Karara karşı davalılar vekilleri tarafından istinaf yoluna başvurulmuştur.
… Bölge Adliye Mahkemesince, tüm dosya kapsamına göre, davalılar vekillerinin istinaf başvurusunun, ilk derece mahkemesi kararının usul ve esas yönünden kanuna aykırı bulunmadığı gerekçesiyle esastan reddine karar verilmiştir.
Bölge Adliye Mahkemesi kararı, davalılar vekilleri tarafından temyiz edilmiştir.
Yapılan yargılama ve saptanan somut uyuşmazlık bakımından uygulanması gereken hukuk kuralları gözetildiğinde İlk Derece Mahkemesince verilen kararda bir isabetsizlik olmadığının anlaşılmasına göre yapılan istinaf başvurusunun HMK’nın 353/b-1 maddesi uyarınca Bölge Adliye Mahkemesince esastan reddine ilişkin kararın usul ve yasaya uygun olduğu kanısına varıldığından Bölge Adliye Mahkemesi kararının onanmasına karar vermek gerekmiştir.

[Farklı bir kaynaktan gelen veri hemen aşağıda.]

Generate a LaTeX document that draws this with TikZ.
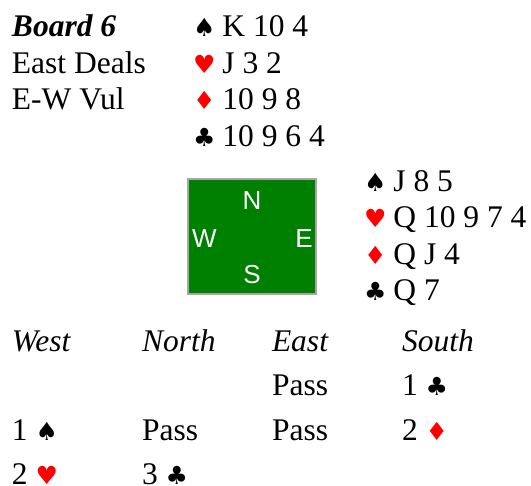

SONUÇ: Yukarda açıklanan nedenlerle, davalılar vekillerinin temyiz istemlerinin reddi ile Bölge Adliye Mahkemesince verilen kararın HMK’nın 370/1. maddesi uyarınca ONANMASINA, HMK’nın 372. maddesi uyarınca işlem yapılmak üzere dava dosyasının Bölge Adliye Mahkemesine gönderilmesine, aşağıda yazılı bakiye 13,00 TL temyiz ilam harcının temyiz eden davalılardan ayrı ayrı alınmasına, 15/01/2019 tarihinde kesen olarak oybirliğiyle karar verildi.